No ato final da peça “Nossa cidade” de Thornton Wilder (que vi numa montagem inesquecível, no Teatro Municipal de Campina, nos idos dos anos 60), há uma cena comovente em que uma moça morta recebe a chance de voltar por alguns minutos e reviver um dia do seu passado. Ela escolhe o dia de seu aniversário de doze anos, mas não consegue revivê-lo por completo, tal a intensidade das lembranças. Retorna ao convívio dos mortos, e diz: “Será que nenhum ser humano é capaz de perceber o que é a vida, enquanto a vive, minuto a minuto?” E um dos mortos responde: “Estar vivo é isso: mover-se numa nuvem de ignorância, sair pisoteando os sentimentos alheios, gastar e desperdiçar seu tempo como se tivesse um milhão de anos pela frente.”
Existe na vida humana uma contradição básica entre o fato de sabermos que podemos morrer a qualquer instante e o fato de que a vida só tem sentido se fizermos planos para o futuro, seja este a curto, médio ou longo prazo. Sabemos que não temos um milhão de anos para viver, mas mesmo um sujeito com cem anos de idade tem o direito de pensar consigo mesmo: “Ora que diabo, já vivi cem, posso aguentar mais uns vinte ou trinta...” Mesmo um sujeito no cadafalso pensa, quando lhe colocam o laço no pescoço: “Quanto é a aposta que essa corda vai se torar?...” Esperança é fogo. Edgar Poe já dizia: “Era a esperança que fazia assim tremerem os meus nervos, que assim me dava calafrios ao corpo. Era a esperança... a esperança que triunfa, mesmo sobre o cavalete de tortura, a esperança que sussurra aos ouvidos do condenado à morte, até mesmo nas masmorras da Inquisição!”

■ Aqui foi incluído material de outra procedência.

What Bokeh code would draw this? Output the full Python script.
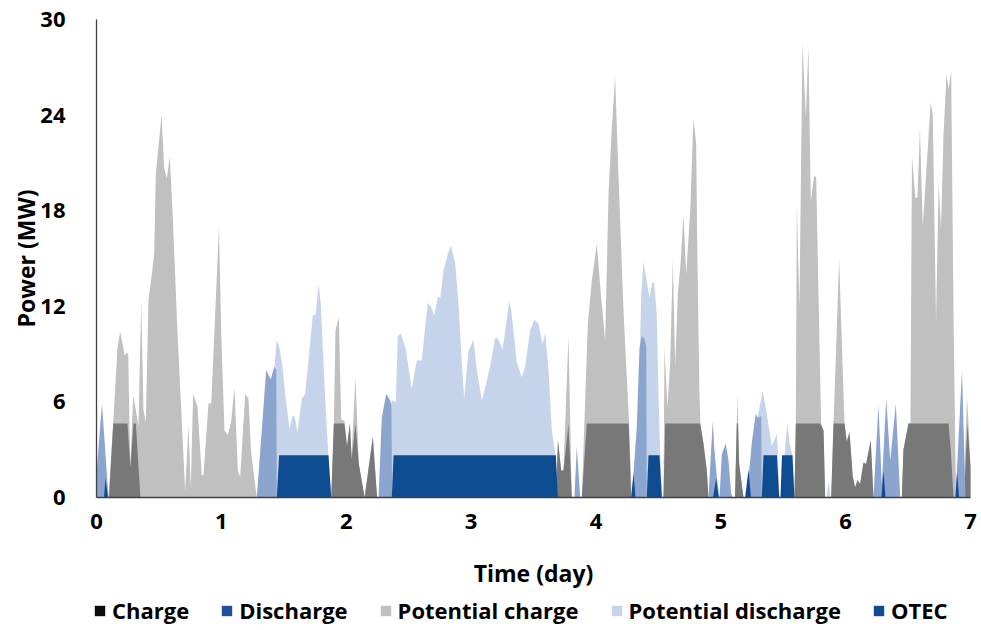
import math
from bokeh.plotting import figure
from bokeh.models import ColumnDataSource, Legend, LegendItem, Range1d, FixedTicker, Label
from bokeh.embed import file_html
from bokeh.resources import INLINE

# ---- data (time in days, power in MW) ----
pc_t = [0, 0.096, 0.134, 0.168, 0.190, 0.227, 0.243, 0.254, 0.270, 0.294, 0.315, 0.336, 0.358, 0.376, 0.395,
        0.416, 0.443, 0.462, 0.475, 0.521, 0.542, 0.563, 0.587, 0.609, 0.649, 0.675, 0.694, 0.710, 0.737,
        0.755, 0.774, 0.809, 0.843, 0.857, 0.897, 0.919, 0.981, 0.999, 1.025, 1.052, 1.079, 1.105, 1.132,
        1.151, 1.191, 1.217, 1.239, 1.284,
        1.880, 1.901, 1.914, 1.941, 1.960, 1.986, 2.008, 2.029, 2.042, 2.074, 2.101, 2.146, 2.213, 2.248,
        3.684, 3.695, 3.722, 3.740, 3.780, 3.807, 3.887, 3.935, 3.967, 4.007, 4.039, 4.074, 4.101, 4.127,
        4.154, 4.181, 4.221, 4.247, 4.266, 4.287,
        4.541, 4.549, 4.573, 4.595, 4.616, 4.635, 4.656, 4.680, 4.701, 4.723, 4.755, 4.781, 4.803, 4.813,
        4.829, 4.837, 4.861, 4.888, 4.901,
        5.114, 5.134, 5.147, 5.182,
        5.590, 5.601, 5.609, 5.630, 5.654, 5.681, 5.702, 5.721, 5.748, 5.764, 5.783, 5.804, 5.823, 5.836,
        5.884, 5.903, 5.948, 5.975, 5.991, 6.009, 6.031, 6.057, 6.076, 6.095, 6.116, 6.143, 6.164, 6.201, 6.223,
        6.450, 6.463, 6.503, 6.519, 6.531, 6.559, 6.575, 6.595, 6.618, 6.681, 6.698, 6.724, 6.745, 6.764,
        6.784, 6.808, 6.825, 6.845, 6.865, 6.884,
        6.944, 6.972, 6.984, 7.000]
pc_v = [0, 0, 4.7, 9.4, 10.4, 8.9, 9.1, 9.0, 1.9, 6.4, 5.5, 4.4, 12.3, 5.5, 4.7,
        12.4, 14.0, 15.3, 20.3, 24.0, 20.7, 20.0, 21.4, 18.0, 10.3, 6.1, 3.0, 0.4, 4.5,
        0.6, 6.5, 5.7, 1.4, 1.4, 5.9, 5.9, 17.0, 10.3, 4.2, 3.9, 4.8, 6.9, 1.7,
        1.3, 6.5, 6.2, 2.8, 0,
        0, 4.65, 10.5, 11.3, 4.9, 4.8, 3.2, 4.65, 2.5, 7.55, 2.1, 0, 3.8, 0,
        0, 3.6, 1.7, 1.7, 10.1, 0, 0, 10.9, 13.6, 15.9, 12.8, 9.9, 19.1, 23.2,
        26.4, 20.1, 11.7, 7.55, 4.6, 0,
        0, 9.4, 5.7, 8.6, 14.9, 8.2, 12.8, 14.9, 17.8, 14.0, 18.0, 23.8, 22.2, 14.9,
        6.5, 4.65, 3.4, 1.7, 0,
        0, 6.5, 2.1, 0,
        0, 4.65, 18.4, 11.95, 28.5, 23.9, 28.3, 18.6, 20.2, 20.1, 12.6, 4.65, 4.2, 0,
        0, 4.65, 15.0, 8.4, 4.65, 3.5, 4.1, 1.3, 0.65, 1.1, 0.85, 2.2, 2.1, 3.6, 0,
        0, 3.0, 4.65, 4.65, 21.4, 18.8, 18.85, 23.2, 17.0, 24.8, 24.0, 11.1, 19.7, 16.9,
        22.8, 26.6, 25.6, 26.8, 10.8, 0,
        0, 6.3, 4.65, 1.9]

pd_t = [0, 1.422, 1.426, 1.444, 1.463, 1.490, 1.511, 1.546, 1.570, 1.586, 1.610, 1.644, 1.671, 1.698,
        1.732, 1.756, 1.778, 1.796, 1.832, 1.858, 1.880,
        2.359, 2.363, 2.379, 2.397, 2.413, 2.437, 2.477, 2.525, 2.565, 2.605, 2.653, 2.677, 2.705, 2.734,
        2.753, 2.779, 2.811, 2.838, 2.873, 2.899, 2.926, 2.945, 2.979, 3.019, 3.046, 3.086, 3.126, 3.161,
        3.193, 3.214, 3.252, 3.278, 3.305, 3.321, 3.366, 3.406, 3.433, 3.473, 3.508, 3.540, 3.572, 3.594,
        3.620, 3.647, 3.679, 3.695,
        4.325, 4.363, 4.381, 4.407, 4.429, 4.451, 4.467, 4.487, 4.501, 4.515, 4.533,
        5.270, 5.294, 5.336, 5.368, 5.409, 5.449, 5.462, 5.470, 5.486, 5.516, 5.534, 5.550, 5.574, 5.590,
        5.847, 5.863, 5.879, 7.0]
pd_v = [0, 0, 8.2, 9.9, 9.5, 8.2, 6.5, 4.3, 5.1, 5.1, 4.1, 6.2, 6.5, 8.6,
        11.4, 11.5, 13.4, 12.2, 6.1, 2.5, 0,
        0, 6.0, 6.1, 6.0, 10.1, 10.3, 9.3, 6.8, 8.6, 8.6, 12.2, 12.0, 11.4, 12.6,
        12.5, 14.25, 15.2, 15.8, 14.7, 12.2, 8.4, 6.2, 9.2, 9.9, 8.0, 6.1, 7.3, 8.6,
        10.0, 10.0, 9.3, 10.7, 12.3, 11.8, 8.5, 7.55, 8.2, 10.5, 11.15, 10.9, 9.65, 10.3,
        8.0, 4.2, 2.5, 0,
        0, 12.8, 14.8, 13.6, 12.5, 13.5, 13.5, 11.5, 6.5, 2.65, 0,
        0, 5.0, 6.7, 5.25, 3.2, 4.0, 2.1, 0, 0, 3.2, 4.7, 3.4, 2.65, 0,
        0, 1.0, 0, 0]

ch_t = [0, 0.100, 0.134, 0.248, 0.272, 0.296, 0.315, 0.352,
        1.880, 1.901, 1.986, 2.006, 2.029, 2.044, 2.074, 2.101, 2.148, 2.213, 2.247,
        3.680, 3.696, 3.722, 3.740, 3.780, 3.807, 3.887, 3.927, 4.262, 4.282,
        4.541, 4.555, 4.834, 4.861, 4.888, 4.901,
        5.114, 5.128, 5.138, 5.147, 5.182,
        5.590, 5.601, 5.796, 5.823, 5.836,
        5.884, 5.903, 5.991, 6.009, 6.031, 6.057, 6.076, 6.095, 6.116, 6.143, 6.164, 6.201, 6.223,
        6.450, 6.463, 6.503, 6.824, 6.842, 6.864,
        6.948, 6.976, 7.000]
ch_v = [0, 0, 4.65, 4.65, 1.9, 4.65, 4.65, 0,
        0, 4.65, 4.65, 3.2, 4.65, 2.4, 4.65, 2.1, 0, 3.8, 0,
        0, 3.6, 1.7, 1.7, 4.6, 0, 0, 4.65, 4.65, 0,
        0, 4.65, 4.65, 3.4, 1.7, 0,
        0, 4.65, 4.65, 2.1, 0,
        0, 4.65, 4.65, 4.2, 0,
        0, 4.65, 4.65, 3.5, 4.1, 1.3, 0.65, 1.1, 0.85, 2.2, 2.1, 3.6, 0,
        0, 3.0, 4.65, 4.65, 3.0, 0,
        0, 4.65, 1.9]

ot_t = [0, 0.044, 0.096,
        1.284, 1.359, 1.396, 1.423, 1.440, 1.444,
        2.259, 2.285, 2.320, 2.352, 2.363, 2.367,
        3.828, 3.847, 3.874,
        4.287, 4.327, 4.349, 4.367, 4.387, 4.403, 4.407,
        4.901, 4.936, 4.947, 4.968, 4.990, 5.008, 5.040, 5.062, 5.083, 5.094,
        5.208, 5.248, 5.280, 5.296, 5.324, 5.328,
        6.223, 6.263, 6.290, 6.325, 6.357, 6.402, 6.437,
        6.876, 6.890, 6.932, 6.960, 7.0]
ot_v = [1.5, 5.9, 0,
        0, 8.0, 7.4, 8.2, 8.0, 0,
        0, 5.0, 6.5, 6.1, 5.8, 0,
        0, 3.2, 0,
        0, 4.4, 9.4, 10.1, 10.0, 9.5, 0,
        0, 4.8, 3.2, 1.3, 0, 2.7, 3.4, 2.3, 0.25, 0,
        0, 3.4, 5.25, 5.0, 5.1, 0,
        0, 5.8, 0.8, 6.2, 2.3, 5.9, 0,
        0, 1.5, 8.0, 0, 0]

dc_t = [0, 0.060, 0.072, 0.092,
        1.444, 1.463, 1.858, 1.880,
        2.365, 2.379, 3.679, 3.695,
        4.282, 4.301, 4.317,
        4.407, 4.421, 4.509, 4.528,
        4.938, 4.963, 4.982,
        5.195, 5.222, 5.242,
        5.328, 5.342, 5.449, 5.468,
        5.478, 5.490, 5.574, 5.590,
        6.287, 6.303, 6.319,
        6.880, 6.893, 6.908, 7.0]
dc_v = [0, 0, 1.2, 0,
        0, 2.65, 2.65, 0,
        0, 2.65, 2.65, 0,
        0, 1.5, 0,
        0, 2.65, 2.65, 0,
        0, 1.2, 0,
        0, 1.75, 0,
        0, 2.65, 2.65, 0,
        0, 2.65, 2.65, 0,
        0, 1.7, 0,
        0, 1.6, 0, 0]

x_ticks = [0, 1, 2, 3, 4, 5, 6, 7]
y_ticks = [0, 6, 12, 18, 24, 30]

names = ["Charge", "Discharge", "Potential charge", "Potential discharge", "OTEC"]
legend_colors = ["#0d0d0d", "#1f4e9c", "#c0c0c0", "#c5d4ea", "#0e4c92"]

FONT = "Open Sans"

# The frame fills the whole canvas; the axes are pinned at x = 0 and y = 0 so that
# their labels, the axis titles and the legend all sit inside the frame.
PX_PER_DAY = 874 / 7
PX_PER_MW = 478 / 30
X_MIN, X_MAX = -96 / PX_PER_DAY, 7 + 11 / PX_PER_DAY
Y_MIN, Y_MAX = -133 / PX_PER_MW, 30 + 19 / PX_PER_MW

p = figure(width=981, height=630, x_range=Range1d(X_MIN, X_MAX), y_range=Range1d(Y_MIN, Y_MAX),
           output_backend="svg", toolbar_location=None,
           min_border_left=0, min_border_right=0, min_border_top=0, min_border_bottom=0)
p.outline_line_color = None
p.grid.visible = False
p.background_fill_color = "white"

def area(t, v, color):
    src = ColumnDataSource(dict(x=t, y1=[0] * len(t), y2=v))
    return p.varea(x="x", y1="y1", y2="y2", source=src, fill_color=color, fill_alpha=1.0)

area(pc_t, pc_v, "#c0c0c0")
area(pd_t, pd_v, "#c5d4ea")
area(ch_t, ch_v, "#787878")
area(ot_t, ot_v, "#8ba5ce")
area(dc_t, dc_v, "#0e4c92")

for ax in (p.xaxis, p.yaxis):
    ax.major_tick_line_color = None
    ax.minor_tick_line_color = None
    ax.axis_line_color = "#404040"
    ax.axis_line_width = 1.3
    ax.major_label_text_font = FONT
    ax.major_label_text_font_style = "bold"
    ax.major_label_text_font_size = "22px"
    ax.major_label_text_color = "#000000"

p.xaxis.ticker = FixedTicker(ticks=x_ticks)
p.yaxis.ticker = FixedTicker(ticks=y_ticks)
p.xaxis.fixed_location = 0
p.yaxis.fixed_location = 0
p.xaxis.bounds = (0, 7)
p.yaxis.bounds = (0, 30)
p.xaxis.major_label_standoff = 10
p.yaxis.major_label_standoff = 25

title_style = dict(text_font=FONT, text_font_style="bold", text_font_size="23px",
                   text_color="#000000", text_align="center", text_baseline="middle")
p.add_layout(Label(x=3.5, y=-75 / PX_PER_MW, text="Time (day)", **title_style))
p.add_layout(Label(x=-71 / PX_PER_DAY, y=15, text="Power (MW)", angle=math.pi / 2, **title_style))

# legend swatches: dummy renderers placed outside the visible x range
items = []
for name, col in zip(names, legend_colors):
    src = ColumnDataSource(dict(x=[-3, -2], y1=[0, 0], y2=[1, 1]))
    r = p.varea(x="x", y1="y1", y2="y2", source=src, fill_color=col)
    items.append(LegendItem(label=name, renderers=[r]))

legend = Legend(items=items, orientation="horizontal", location=(93, 5),
                label_text_font=FONT, label_text_font_style="bold", label_text_font_size="22px",
                label_text_color="#000000", glyph_width=13, glyph_height=13, label_standoff=6,
                spacing=31, padding=0, margin=0, border_line_color=None,
                background_fill_alpha=0)
p.add_layout(legend, "center")

open("out.html", "w").write(file_html(p, INLINE))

Isso não nos proíbe de desfrutar o valor e o sabor de cada momento. O roqueiro Warren Zevon está com câncer inoperável há vários meses, e todos os dias vai ao estúdio deixar material gravado. Vem recebendo homenagens pré-póstumas de todo o mundo do rock; Bob Dylan tem cantado músicas dele em seus shows mais recentes, e David Letterman o levou ao “Late Show”, onde lhe perguntou se tinha aprendido algo importante. Zevon respondeu: “Aprendi a dar valor a cada sanduíche que como.” Mais bem-de-saúde do que Zevon estava John Lennon, mas isto não impediu que um maluco o abatesse a tiros na porta de casa, semanas depois do lançamento de um disco onde, na bela faixa “Beautiful Boy”, ele diz profeticamente: “A vida é o que lhe acontece quando você está ocupado planejando outras coisas.”
Morte não manda recado, nem carta, nem telegrama. Pode ser uma bala perdida numa praça carioca, ou uma batida de carro besta numa rua de Campina. Jovens saudáveis vão-se embora aos vinte anos, enquanto alguns velhinhos, já de testamento feito, ficam anos à espera de que a indesejada das gentes venha fazer toc-toc à sua porta. Ninguém tem um milhão de anos pela frente. Tudo pode estar por um segundo. Mas faz parte do espírito humano esta certeza inabalável de que vai conseguir, de que tudo vai dar certo, de que vai dar tempo, sim, acho que vai dar.